May be self-evident? This is what intellectual poker players would call a revealing “tell.” If hooked up to a polygraph, Obama would likely have to confess to the modern liberal view that individual rights come not from our natural equality as human beings, but from a positive grant from government. The redistributive welfare state depends on this principle for its legitimacy, as does today’s “progressive” insistence on dividing people into groups according to skin color or gender or sexual preference, and assigning hierarchies of legal rights accordingly. Much of modern liberal philosophy depends on turgid obfuscation to disguise the fact that it is at odds with Lincoln’s understanding of equal rights.I can argue another time with Steve about the foundations of the legitimacy of the welfare state. But the problem here is that he truncates the president's inaugural speech—by a punishing amount—in order to get it to "reveal" what he sees in it. Here's what the president actually said:
“We hold these truths to be self-evident, that all men are created equal, that they are endowed by their Creator with certain unalienable rights, that among these are Life, Liberty, and the pursuit of Happiness.”

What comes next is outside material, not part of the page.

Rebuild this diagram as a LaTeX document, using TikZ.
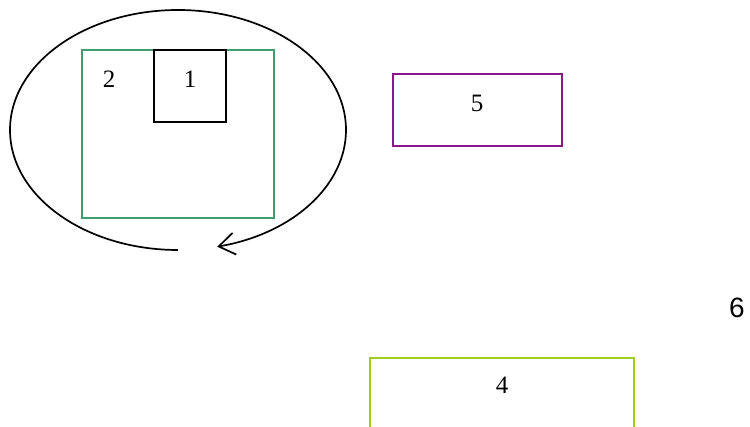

Today we continue a never-ending journey, to bridge the meaning of those words with the realities of our time. For history tells us that while these truths may be self-evident, they have never been self-executing; that while freedom is a gift from God, it must be secured by His people here on Earth. The patriots of 1776 did not fight to replace the tyranny of a king with the privileges of a few or the rule of a mob. They gave to us a Republic, a government of, and by, and for the people, entrusting each generation to keep safe our founding creed.For a black man born before the Civil Rights Act, before the marriage of his parents would have even been considered legal, it must be "self-evident" that it has taken the work of many people to secure the promises that the Founders said were owed to all of us.
More to the point, one only has to read Obama's entire sentence to realize that he explicitly affirmed what Steve says he didn't. Steve's a skilled polemicist, and I realize that much of the writing he does (at least in blog form) often amounts to playing "got your nose" with liberals. Still, I think his attempt to psychoanalyze the president drifted into actual (and because I like him, I'm sure inadvertent) misrepresentation of the president's words.